Skipping the seal causes three failure modes:

  • Lime burn. The paint binder reacts with alkaline lime and softens, leading to bubbling or peeling within months.
  • Colour shift. Some pigments (in particular blues and reds) shift visibly when applied over alkaline surfaces.
  • Chalking. A topcoat applied directly over fresh white set may develop a powdery surface as the lime continues to cure through it.

What you need

  • Sealer-undercoat designed for new or fresh plaster (often labelled “for fresh masonry and plaster” or “alkali-resistant primer”)
  • Quality 75 mm cutting-in brush
  • 230 mm roller frame and 11 mm nap sleeve
  • Drop sheets and painter’s tape
  • Optional: acrylic crack filler for hairlines you spot during prep

The order

1. Confirm what you are dealing with

If you are unsure whether the wall is white set or set plasterboard, the test is simple. Lightly scratch an inconspicuous corner with a coin. White set is very hard and gives a fine white powder. Plasterboard joint compound is softer and the paper face shows through quickly.

2. Surface prep

Vacuum and dust the wall. Wash with clean water (not sugar soap on fresh white set, sugar soap is too aggressive on the lime finish). Let the wall dry fully - at least 24 hours, longer in humid weather.

3. Seal coat

Apply one full coat of alkali-resistant sealer-undercoat. Cut in edges with the brush, then roll the flats with the 11 mm nap. Lay off in long vertical strokes, so the finish is uniform.

House painter rolling a sealer coat onto a bare wall in a bright room
Sealing bare plaster with a full coat of alkali-resistant sealer-undercoat before any topcoat.

The sealer does two things at once: it neutralises the surface chemistry the topcoat will sit on and it evens out the substrate’s absorbency, so the topcoat covers in two coats rather than three.

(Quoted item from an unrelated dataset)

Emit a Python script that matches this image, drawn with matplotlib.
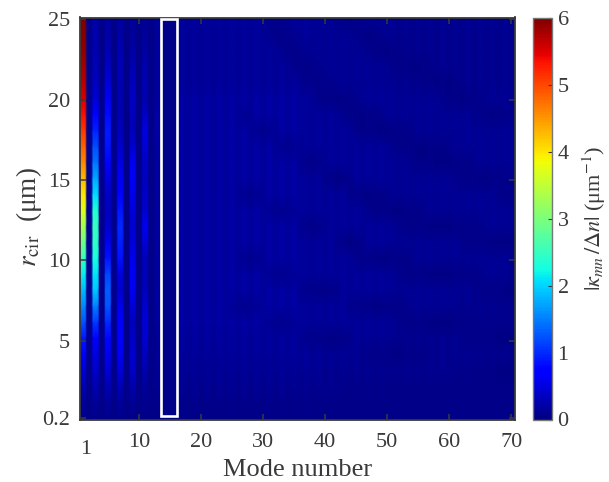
import numpy as np
import matplotlib
matplotlib.use("Agg")
import matplotlib.pyplot as plt
from matplotlib.patches import Rectangle

plt.rcParams['font.family'] = ['Liberation Serif', 'DejaVu Serif']
plt.rcParams['mathtext.fontset'] = 'stix'

W, H = 609, 482
INK = '#3a3a3a'

# |kappa_mn / dn| in hundredths of 1/um. Rows: r_cir from 25 down to 0.2 in about 1 um steps.
# Columns: mode number 1..70.
r_top, r_bottom = 25.0, 0.2
kappa_hundredths = [
 [600,8,22,6,18,6,18,6,14,6,14,6,16,6,5,6, 15,12,15,12, 15,12,15,12,15,12,15,12,15,10, 8,7,8,10,15,12,15,11,14,11, 14,8,5,4,5,8,14,11,14,11, 11,9,11,9,11,9,11,9,11,9, 11,9,11,9,11,9,11,9,11,9],
 [595,8,24,6,22,6,22,6,16,6,16,6,16,6,5,6, 15,12,15,12, 15,12,15,12,15,12,15,12,15,12, 10,8,7,8,10,12,15,11,14,11, 14,11,14,11,8,5,4,5,8,11, 11,9,11,9,11,9,11,9,11,9, 11,9,11,9,11,9,11,9,11,9],
 [590,8,26,6,28,6,26,6,20,6,20,6,18,6,5,6, 15,12,15,12, 15,12,15,12,15,12,15,12,15,12, 15,12,10,8,7,8,10,11,14,11, 14,11,14,11,14,11,8,6,5,4, 5,6,8,9,11,9,11,9,11,9, 11,9,11,9,11,9,11,9,11,9],
 [580,8,30,6,36,6,30,6,26,6,24,6,18,6,6,6, 15,12,15,12, 15,12,15,12,15,12,15,12,15,12, 15,12,15,10,9,8,7,8,9,10, 14,11,14,11,14,11,14,11,14,11, 8,6,5,4,4,5,6,8,11,9, 11,9,11,9,11,9,11,9,11,9],
 [570,8,34,6,48,6,26,6,32,6,26,6,18,6,6,6, 15,12,15,12, 15,12,15,12,15,12,15,12,15,12, 15,12,15,12,15,10,9,8,7,8, 9,10,14,11,14,11,14,11,14,11, 11,9,11,9,8,6,5,4,5,4, 6,8,11,9,11,9,11,9,11,9],
 [555,8,45,8,65,8,24,6,36,6,24,6,18,6,6,6, 20,15,20,15, 20,15,20,15,20,15,20,15,20,15, 20,15,20,15,20,15,16,12,8,6, 5,4,5,6,8,12,16,12,16,12, 12,10,12,10,12,10,12,10,8,6, 5,4,5,6,8,10,12,10,12,10],
 [535,8,70,8,80,8,26,6,32,6,36,6,20,6,6,6, 20,15,20,15, 20,15,20,15,20,14,11,14,20,15, 20,15,20,15,20,15,16,12,16,12, 16,12,8,6,5,4,5,6,8,12, 12,10,12,10,12,10,12,10,12,10, 12,10,12,8,6,5,4,5,6,8],
 [510,8,95,8,90,8,32,6,30,6,50,6,20,6,6,6, 20,15,20,15, 20,15,20,15,20,15,20,12,10,9, 10,12,20,15,20,15,16,12,16,12, 16,12,16,12,8,7,6,5,4,4, 5,6,7,8,12,10,12,10,12,10, 12,10,12,10,12,10,12,10,12,10],
 [485,8,120,8,88,8,42,6,42,6,46,6,18,6,6,6, 20,15,20,15, 20,15,20,15,20,15,20,15,20,15, 20,12,10,8,10,12,16,12,16,12, 16,12,16,12,16,12,16,12,16,12, 8,7,6,5,4,4,5,6,7,8, 12,10,12,10,12,10,12,10,12,10],
 [460,8,145,8,75,8,52,6,60,6,36,6,18,6,6,6, 20,15,20,15, 20,15,20,15,20,15,20,15,20,15, 20,15,20,15,20,11,9,7,9,11, 16,12,16,12,16,12,16,12,16,12, 12,10,12,8,7,6,5,4,4,4, 5,6,7,8,12,10,12,10,12,10],
 [430,8,175,8,50,8,62,6,62,6,34,6,18,6,6,6, 20,15,20,15, 20,15,20,15,20,15,20,15,20,15, 20,15,20,15,20,15,16,12,16,8, 6,4,6,8,16,12,16,12,16,12, 12,10,12,10,12,10,12,10,12,10, 8,7,6,5,4,4,5,6,7,8],
 [400,8,205,8,38,8,75,6,54,6,38,6,18,6,6,6, 20,15,20,15, 20,15,20,15,20,12,10,9,10,12, 20,15,20,15,20,15,16,12,16,12, 16,12,16,8,7,5,4,5,7,8, 12,10,12,10,12,10,12,10,12,10, 12,10,12,10,12,10,12,8,7,6],
 [370,8,235,8,35,8,88,6,48,6,42,6,18,6,6,6, 20,15,20,15, 20,15,20,15,20,15,20,15,20,15, 12,10,8,10,12,15,16,12,16,12, 16,12,16,12,16,12,8,7,6,5, 4,4,5,6,7,8,12,10,12,10, 12,10,12,10,12,10,12,10,12,10],
 [330,8,250,8,42,8,100,6,42,6,60,6,18,6,6,6, 20,15,20,15, 20,15,20,15,20,15,20,15,20,15, 20,15,20,15,20,11,9,7,9,11, 16,12,16,12,16,12,16,12,16,12, 12,8,7,6,5,5,4,4,4,4, 5,5,6,7,8,10,12,10,12,10],
 [290,8,245,8,60,8,92,6,48,6,45,6,18,6,6,6, 20,15,20,15, 20,15,20,15,20,15,20,15,20,15, 20,15,20,15,20,15,16,12,16,12, 16,8,6,4,6,8,16,12,16,12, 12,10,12,10,12,10,12,10,12,10, 12,8,7,6,5,5,4,4,4,4],
 [250,8,230,8,85,8,85,6,58,6,32,6,18,6,6,6, 20,15,20,15, 20,15,20,15,20,12,10,9,10,12, 20,15,20,15,20,15,16,12,16,12, 16,12,16,12,8,7,6,5,4,4, 5,6,7,8,12,10,12,10,12,10, 12,10,12,10,12,10,12,10,12,10],
 [215,8,210,8,115,8,50,6,62,6,30,6,18,6,6,6, 20,15,20,15, 20,15,20,15,20,15,20,15,20,15, 12,10,8,10,12,15,16,12,16,12, 16,12,16,12,16,12,16,12,16,12, 12,8,7,6,5,5,4,4,4,4, 5,5,6,7,8,10,12,10,12,8],
 [185,8,190,8,130,8,42,6,60,6,32,6,18,6,6,6, 20,15,20,15, 20,15,20,15,20,15,20,15,20,15, 20,15,20,15,20,11,9,8,7,7, 6,8,16,12,16,12,16,12,16,12, 12,10,12,10,12,10,12,10,12,10, 12,10,12,8,7,6,5,5,4,4],
 [155,8,150,8,125,8,58,6,45,6,40,6,18,6,6,6, 20,15,20,15, 20,15,20,15,12,10,9,10,12,15, 20,15,20,15,20,15,16,12,16,12, 16,12,16,8,7,6,5,4,4,5, 6,7,8,10,12,10,12,10,12,10, 10,8,10,8,10,8,10,8,10,8],
 [125,8,110,8,100,8,72,6,32,6,46,6,16,6,6,6, 20,15,20,15, 20,15,20,15,20,15,20,15,20,15, 12,10,8,10,12,15,16,12,16,12, 16,12,16,12,16,12,16,12,16,12, 12,8,7,6,5,5,4,4,4,4, 5,5,6,7,8,8,9,8,9,8],
 [90,8,72,8,78,8,76,6,36,6,44,6,14,6,6,6, 18,14,18,14, 18,14,18,14,18,14,18,14,18,14, 18,14,18,14,18,11,9,8,7,6, 4,5,6,8,14,11,14,11,14,11, 11,9,11,9,11,9,11,9,11,9, 11,8,7,6,6,5,5,4,4,4],
 [65,8,52,8,60,8,62,6,40,6,34,6,14,6,6,6, 16,12,16,12, 16,12,16,12,16,12,16,12,16,12, 16,12,16,12,16,12,15,11,15,11, 13,10,13,10,12,8,7,6,5,5, 4,4,5,5,6,7,8,9,10,8, 10,8,10,8,10,8,10,8,10,8],
 [45,8,40,8,46,8,48,6,38,6,24,6,12,6,6,6, 14,10,14,10, 14,10,14,10,14,10,14,10,14,10, 14,10,14,10,13,10,13,10,12,9, 11,9,11,9,11,9,11,9,11,9, 10,8,10,8,10,8,10,8,10,8, 9,7,8,6,6,5,5,4,4,4],
 [30,8,28,8,30,8,30,6,24,6,16,6,10,6,5,6, 12,8,12,8, 12,8,12,8,12,8,12,8,12,8, 12,8,12,8,11,8,11,8,10,8, 10,8,9,7,9,7,8,7,8,6, 7,6,7,6,7,6,7,6,7,6, 7,6,7,6,7,6,6,6,6,6],
 [16,6,16,6,16,6,16,6,12,6,10,6,8,6,5,6, 9,6,9,6, 9,6,9,6,9,6,9,6,9,6, 8,6,8,6,8,6,8,6,7,6, 7,6,7,6,7,6,7,5,6,5, 6,5,6,5,6,5,6,5,6,5, 6,5,6,5,6,5,6,5,6,5],
 [8,5,8,5,8,5,8,5,7,5,6,5,6,5,5,5, 6,5,6,5, 6,5,6,5,6,5,6,5,6,5, 6,5,6,5,6,5,6,5,6,5, 6,5,6,5,6,5,6,5,6,5, 5,5,5,5,5,5,5,5,5,5, 5,5,5,5,5,5,5,5,5,5],
]
x_ticks = [10, 20, 30, 40, 50, 60, 70]
y_ticks = [0.2, 5, 10, 15, 20, 25]
y_tick_labels = ['0.2', '5', '10', '15', '20', '25']
cbar_ticks = [0, 1, 2, 3, 4, 5, 6]
box_modes = (13.6, 16.1)
box_r = (0.3, 25.0)

kappa = np.array(kappa_hundredths) / 100.0
n_rows, n_modes = kappa.shape
modes = np.arange(1, n_modes + 1)
r_rows = np.linspace(r_top, r_bottom, n_rows)

def axes_px(l, t, r, b):
    return [l / W, 1 - b / H, (r - l) / W, (b - t) / H]

fig = plt.figure(figsize=(W / 100, H / 100), dpi=100)
ax = fig.add_axes(axes_px(80, 17.5, 514.5, 419.5))

# each mode is a flat-topped stripe, about one mode wide, smooth along r
x_verts = np.column_stack([modes - 0.36, modes + 0.36]).ravel()
x_verts[0] = 0.5
x_verts[-1] = n_modes + 0.5
c_verts = np.repeat(kappa, 2, axis=1)
im = ax.pcolormesh(x_verts, r_rows, c_verts, cmap='jet', vmin=0, vmax=6, shading='gouraud', rasterized=True)
ax.set_xlim(0.5, 70.5)
ax.set_ylim(0.1, 25.1)
ax.set_facecolor('#000080')
ax.set_xticks(x_ticks)
ax.set_yticks(y_ticks, y_tick_labels)
ax.tick_params(direction='in', top=True, right=True, length=4, width=1.1, color=INK,
               labelcolor=INK, labelsize=16)
ax.tick_params(axis='x', pad=10)
ax.tick_params(axis='y', pad=7)
for s in ax.spines.values():
    s.set_color(INK)
    s.set_linewidth(1.3)

ax.add_patch(Rectangle((box_modes[0], box_r[0]), box_modes[1] - box_modes[0], box_r[1] - box_r[0],
                       fill=False, ec='white', lw=1.9, clip_on=False, zorder=5))

fig.text(86 / W, 1 - 449 / H, '1', ha='center', va='center', fontsize=16, color=INK)
fig.text(298 / W, 1 - 470 / H, 'Mode number', ha='center', va='center', fontsize=19, color=INK)
fig.text(29 / W, 1 - 217 / H, r'$r_{\mathrm{cir}}$  (μm)', rotation=90, ha='center', va='center',
         fontsize=19.5, color=INK)

cax = fig.add_axes(axes_px(532.5, 18, 552, 419.5))
cb = fig.colorbar(im, cax=cax)
cb.set_ticks(cbar_ticks)
cax.tick_params(direction='in', length=3, width=0.8, color=INK, labelcolor=INK, labelsize=16, pad=4)
cb.outline.set_edgecolor('#777777')
cb.outline.set_linewidth(1)
fig.text(594 / W, 1 - 218 / H, r'$|\kappa_{mn}\,/\Delta n|$ (μm$^{-1}$)', rotation=90, ha='center', va='center',
         fontsize=16, color=INK)

fig.savefig('out.png', dpi=100)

4. Spot-fill any defects you missed

After the sealer dries, raking light will show hairline cracks or pinholes you could not see on bare plaster. Fill them now with acrylic filler, spot-prime with sealer, then proceed to topcoat.

5. Topcoat

Two coats of your chosen finish paint, allowing full recoat time between (read the label, typically two to four hours touch dry, but longer for full cure in humid conditions).

Back view of a person coating a wall with a brush and roller
Cut in with a brush, then lay the field with a roller — the same technique for sealer and topcoats.

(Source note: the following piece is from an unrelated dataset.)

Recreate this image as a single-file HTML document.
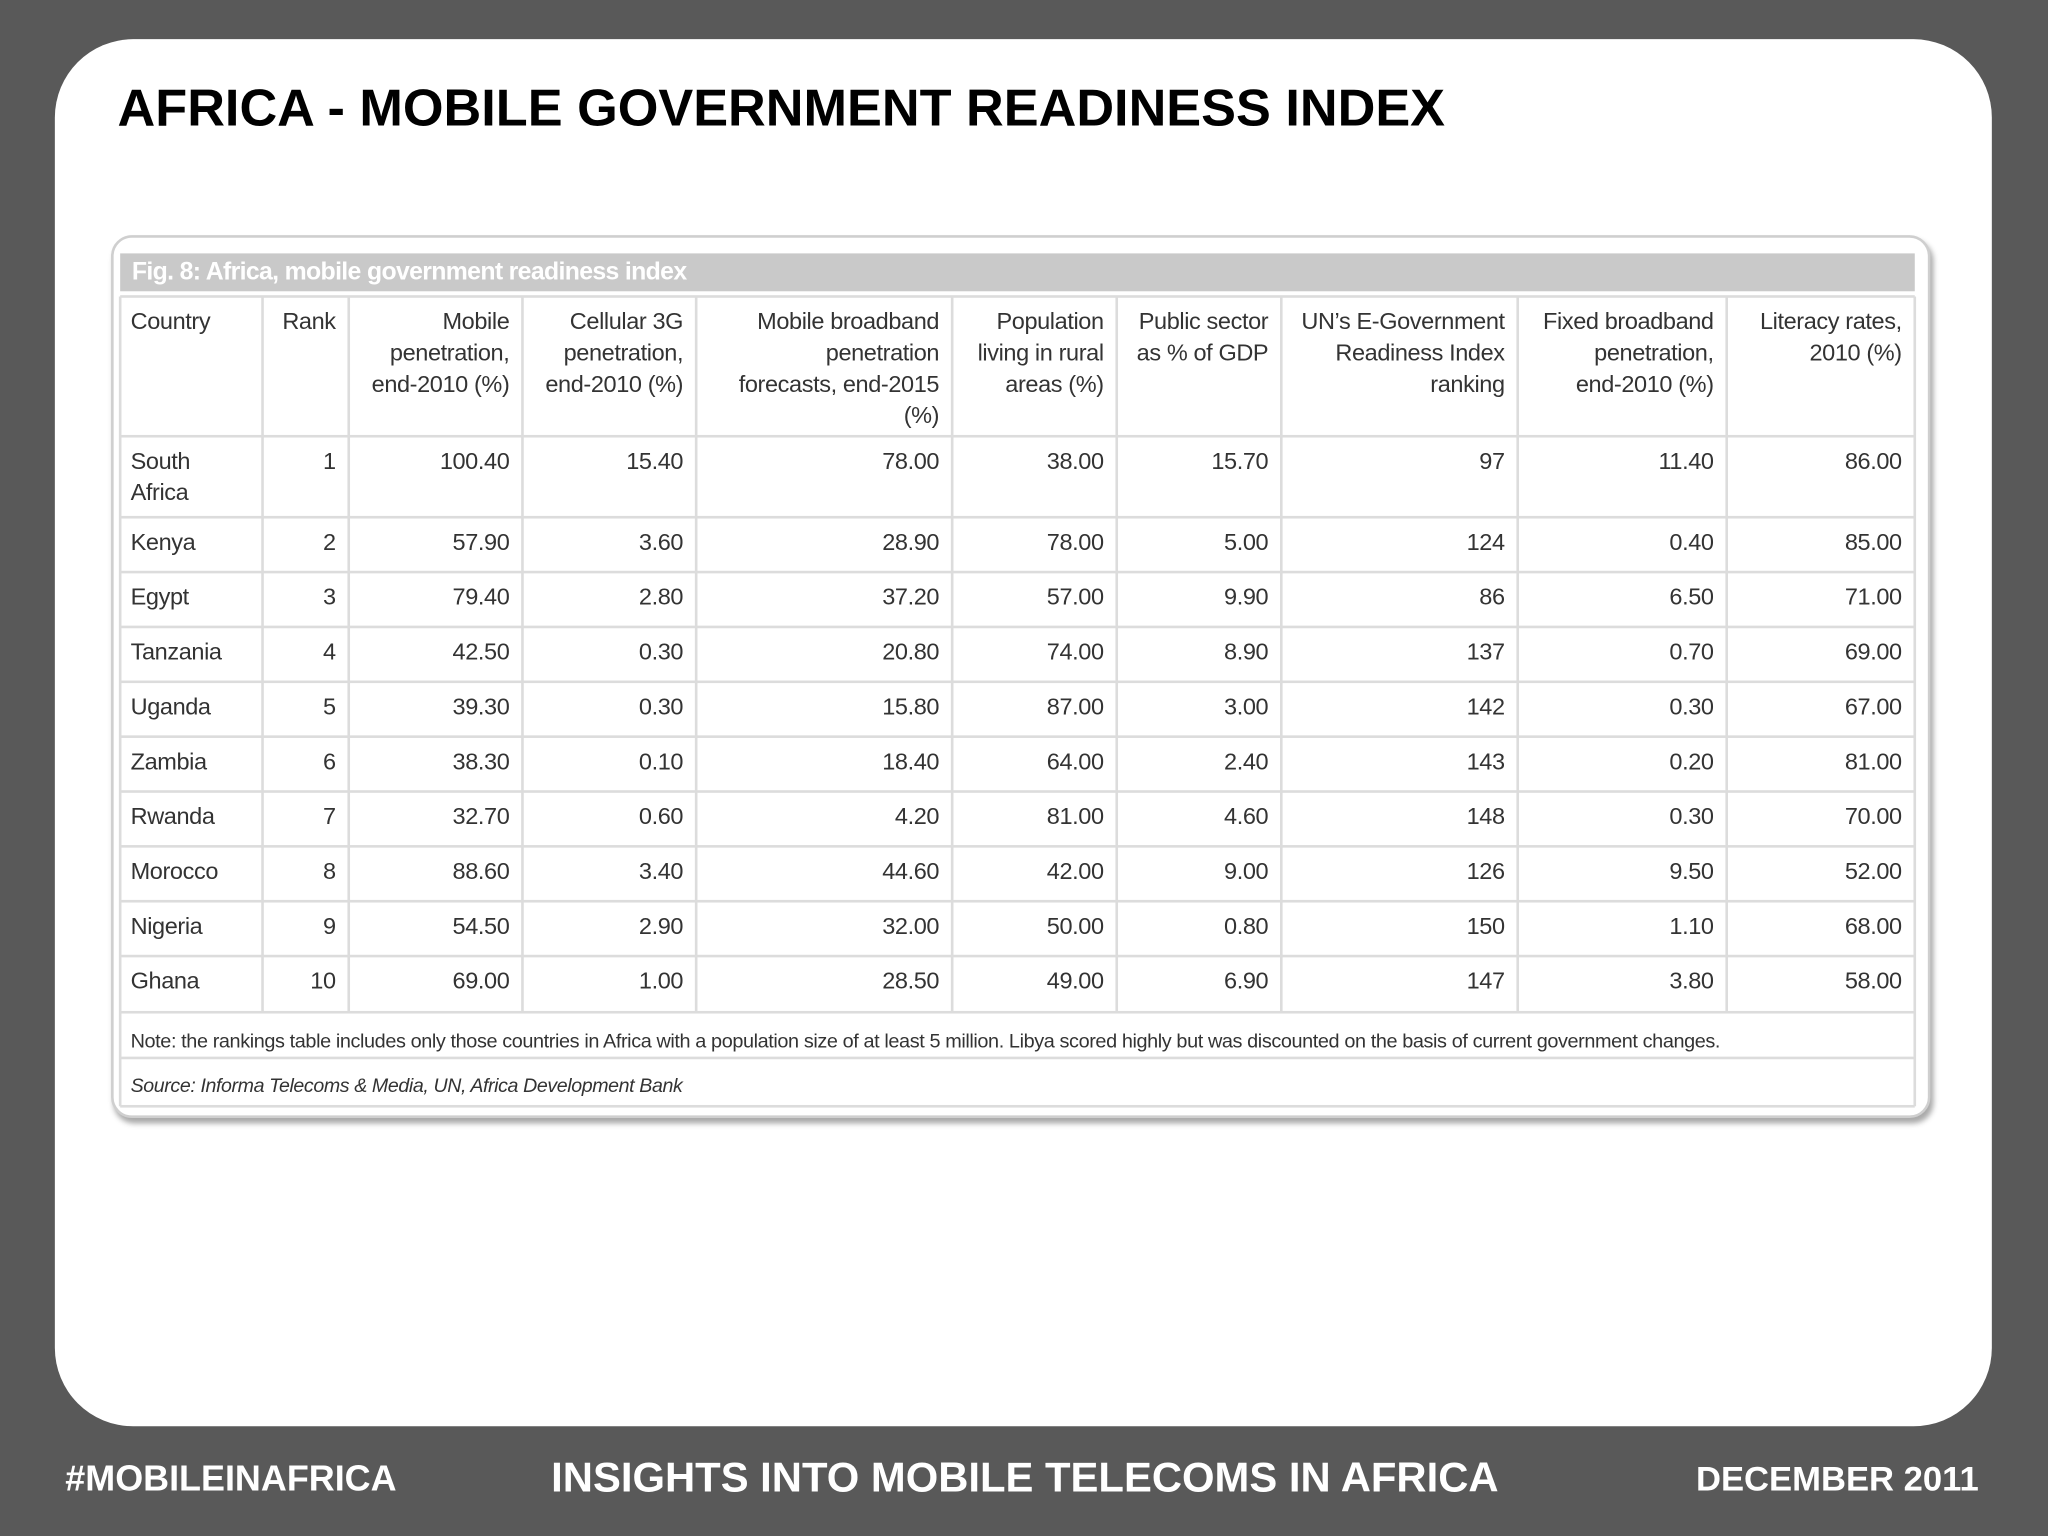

When you can skip the sealer

You can usually skip the sealer on white set that:

  • Has been painted for decades with no visible issues (the existing paint film has already isolated the lime)
  • Is being touched up in spots only and the rest of the wall is sound

Even then, spot-prime any bare patches you have exposed during prep. The sealer is cheap insurance against the patch flashing through the topcoat.

Common mistakes

Using a standard plasterboard sealer. Plasterboard sealers are designed for plasterboard’s absorbency, not for alkaline lime surfaces. They will not stop lime burn. Use an alkali-resistant product specifically.

Painting too soon after a repair. A fresh skim of white set is at its most reactive in the first two to four weeks. Wait the manufacturer’s recommended cure time before sealing.

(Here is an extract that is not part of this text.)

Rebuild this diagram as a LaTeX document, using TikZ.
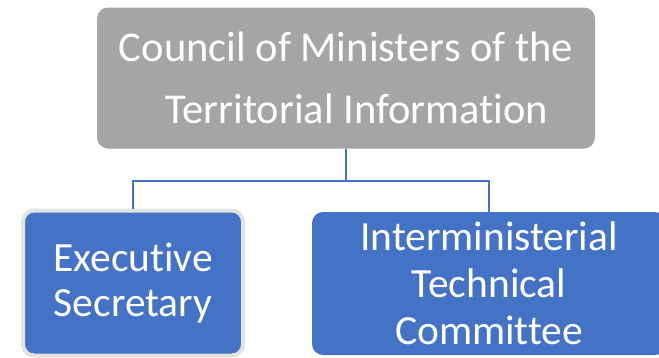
\documentclass[tikz,border=0pt]{standalone}
\usepackage{fontspec}
\setmainfont{Carlito}[Ligatures={NoCommon}]
\usepackage{tikz}

\definecolor{boxgray}{HTML}{A5A5A5}
\definecolor{boxblue}{HTML}{4472C4}
\definecolor{rimgray}{HTML}{E3E3E3}

\begin{document}
\begin{tikzpicture}[x=1pt, y=-1pt,
  box/.style={rounded corners=11pt, text=white, align=center, inner sep=0pt},
  link/.style={draw=boxblue, line width=2pt}]
  \useasboundingbox (0,0) rectangle (659,357);
  \clip (0,0) rectangle (659,357);

  \node[box, fill=boxgray, minimum width=498pt, minimum height=141pt,
        font=\fontsize{42.5}{62}\selectfont] (A) at (346,78)
        {Council of Ministers of the\\\hspace*{22pt}Territorial Information};

  \node[box, fill=boxblue, draw=rimgray, line width=4pt,
        minimum width=220pt, minimum height=145pt,
        font=\fontsize{41.5}{45}\selectfont] (B) at (133,283)
        {Executive\\Secretary};
  \node[box, fill=boxblue, minimum width=354pt, minimum height=143pt,
        font=\fontsize{41.5}{47}\selectfont] (C) at (489,283.5)
        {Interministerial\\Technical\\Committee};

  \coordinate (J) at (346,181);
  \draw[link] (A.south) -- (J) -| (B.north);
  \draw[link] (J) -| (C.north);
\end{tikzpicture}
\end{document}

Two coats of topcoat with no sealer. Two coats does not fix an unsealed substrate. The lime reacts with both coats. The wall will still fail.

Washing with sugar soap. On fresh white set, sugar soap can pull the lime to the surface and make the alkalinity problem worse. Water and a soft sponge is enough.

Sealing white set plaster: FAQ

How long should I wait before painting freshly applied white set?

Plasterers usually quote four weeks minimum before any paint or sealer touches a fresh white set finish. The wall needs to cure and the surface lime needs to carbonate. Painting earlier risks lime burn even with a sealer.

Can I use an oil-based sealer on white set?

Yes, traditional oil-based undercoats are effective at isolating alkaline substrates and were the standard before water-based alkali-resistant sealers came along. They are slower drying and harder to clean up. Either type works if rated for alkaline surfaces.

What if the wall has wallpaper that I am removing first?

Strip the wallpaper completely, wash off all remaining paste residue, let the wall dry for several days, then proceed with the sealer step. Paste residue under a sealer will cause adhesion failure later.